──────── COLLECTED DATA

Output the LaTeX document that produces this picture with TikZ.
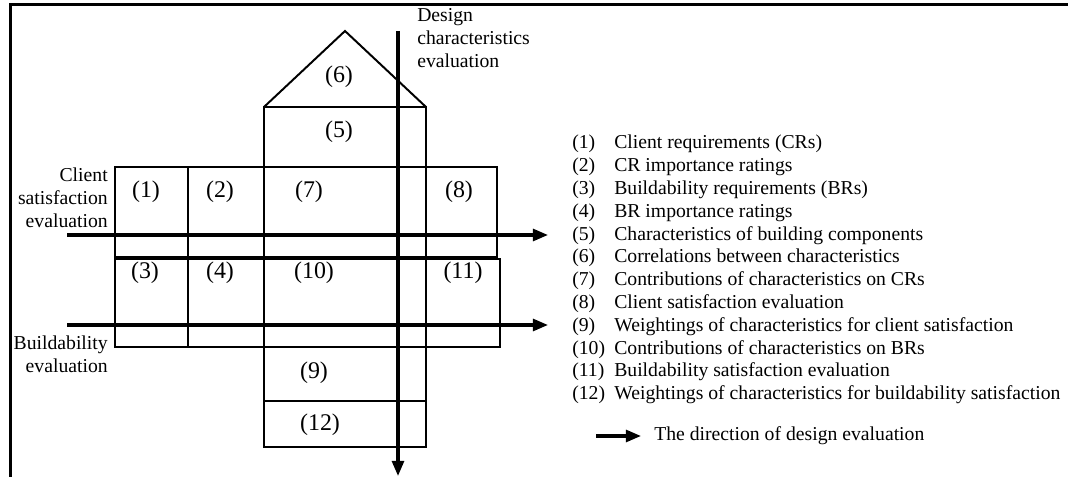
\documentclass[tikz,border=0pt]{standalone}
\usepackage{fontspec}
\setmainfont{Liberation Serif}
\usetikzlibrary{arrows.meta}

\tikzset{
	cell/.style={inner sep=0pt,font=\fontsize{17}{19}\selectfont},
	box/.style={line width=1.4pt},
	evalarrow/.style={line width=2.2pt,-{Triangle[length=0.38cm,width=0.3cm]}},
	sidelabel/.style={inner sep=0pt,align=right,anchor=east},
	legnum/.style={inner sep=0pt,anchor=base west},
}

\begin{document}
\begin{tikzpicture}[x=0.025cm,y=-0.025cm,font=\fontsize{14}{16.2}\selectfont]
	\useasboundingbox (0,0) rectangle (1068,477);
	\draw[line width=2pt] (10.5,477) -- (10.5,4.5) -- (1068,4.5);

	% house
	\draw[box] (264,107) -- (345,31) -- (426,107);
	\draw[box] (264,107) rectangle (426,447);
	\draw[box] (115,167) rectangle (497,257);
	\draw[box] (115,259) rectangle (500,347);
	\draw[box] (188,167) -- (188,347);
	\draw[box] (264,401) -- (426,401);

	\node[cell] (c6)  at (339, 77)  {(6)};
	\node[cell] (c5)  at (339,132)  {(5)};
	\node[cell] (c1)  at (146,192)  {(1)};
	\node[cell] (c2)  at (220,192)  {(2)};
	\node[cell] (c7)  at (309,192)  {(7)};
	\node[cell] (c8)  at (459,192)  {(8)};
	\node[cell] (c3)  at (145,273)  {(3)};
	\node[cell] (c4)  at (220,273)  {(4)};
	\node[cell] (c10) at (314,273)  {(10)};
	\node[cell] (c11) at (463,273)  {(11)};
	\node[cell] (c9)  at (314,373)  {(9)};
	\node[cell] (c12) at (320,425)  {(12)};

	% evaluation directions
	\coordinate (cs0) at (67,235);
	\coordinate (cs1) at (548,235);
	\coordinate (bs0) at (67,325);
	\coordinate (bs1) at (548,325);
	\coordinate (dc0) at (398,31);
	\coordinate (dc1) at (398,476);
	\draw[evalarrow] (cs0) -- (cs1);
	\draw[evalarrow] (bs0) -- (bs1);
	\draw[evalarrow] (dc0) -- (dc1);

	\node[sidelabel] (client) at (108,198) {Client\\satisfaction\\evaluation};
	\node[sidelabel] (build)  at (108,354) {Buildability\\evaluation};
	\node[inner sep=0pt,align=left,anchor=west] (design) at (417,38) {Design\\characteristics\\evaluation};

	% legend
	\node[legnum] (n1)  at (572,149.0) {(1)};
	\node[legnum] (t1)  at (614,149.0) {Client requirements (CRs)};
	\node[legnum] (n2)  at (572,171.8) {(2)};
	\node[legnum] (t2)  at (614,171.8) {CR importance ratings};
	\node[legnum] (n3)  at (572,194.6) {(3)};
	\node[legnum] (t3)  at (614,194.6) {Buildability requirements (BRs)};
	\node[legnum] (n4)  at (572,217.4) {(4)};
	\node[legnum] (t4)  at (614,217.4) {BR importance ratings};
	\node[legnum] (n5)  at (572,240.2) {(5)};
	\node[legnum] (t5)  at (614,240.2) {Characteristics of building components};
	\node[legnum] (n6)  at (572,263.0) {(6)};
	\node[legnum] (t6)  at (614,263.0) {Correlations between characteristics};
	\node[legnum] (n7)  at (572,285.8) {(7)};
	\node[legnum] (t7)  at (614,285.8) {Contributions of characteristics on CRs};
	\node[legnum] (n8)  at (572,308.6) {(8)};
	\node[legnum] (t8)  at (614,308.6) {Client satisfaction evaluation};
	\node[legnum] (n9)  at (572,331.4) {(9)};
	\node[legnum] (t9)  at (614,331.4) {Weightings of characteristics for client satisfaction};
	\node[legnum] (n10) at (572,354.2) {(10)};
	\node[legnum] (t10) at (614,354.2) {Contributions of characteristics on BRs};
	\node[legnum] (n11) at (572,377.0) {(11)};
	\node[legnum] (t11) at (614,377.0) {Buildability satisfaction evaluation};
	\node[legnum] (n12) at (572,399.8) {(12)};
	\node[legnum] (t12) at (614,399.8) {Weightings of characteristics for buildability satisfaction};

	\coordinate (lg0) at (596,436);
	\coordinate (lg1) at (641,436);
	\draw[evalarrow] (lg0) -- (lg1);
	\node[legnum] (tdir) at (654,441) {The direction of design evaluation};
\end{tikzpicture}
\end{document}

────────────────

> **TASK PROMPT**
Up to and including the line containing "(10.5,4.5) -- (1068,4.5);", repeat every line from the start of the data, but none of the pictures.

> **CORRECT RESULT**
Output the LaTeX document that produces this picture with TikZ.
\documentclass[tikz,border=0pt]{standalone}
\usepackage{fontspec}
\setmainfont{Liberation Serif}
\usetikzlibrary{arrows.meta}

\tikzset{
	cell/.style={inner sep=0pt,font=\fontsize{17}{19}\selectfont},
	box/.style={line width=1.4pt},
	evalarrow/.style={line width=2.2pt,-{Triangle[length=0.38cm,width=0.3cm]}},
	sidelabel/.style={inner sep=0pt,align=right,anchor=east},
	legnum/.style={inner sep=0pt,anchor=base west},
}

\begin{document}
\begin{tikzpicture}[x=0.025cm,y=-0.025cm,font=\fontsize{14}{16.2}\selectfont]
	\useasboundingbox (0,0) rectangle (1068,477);
	\draw[line width=2pt] (10.5,477) -- (10.5,4.5) -- (1068,4.5);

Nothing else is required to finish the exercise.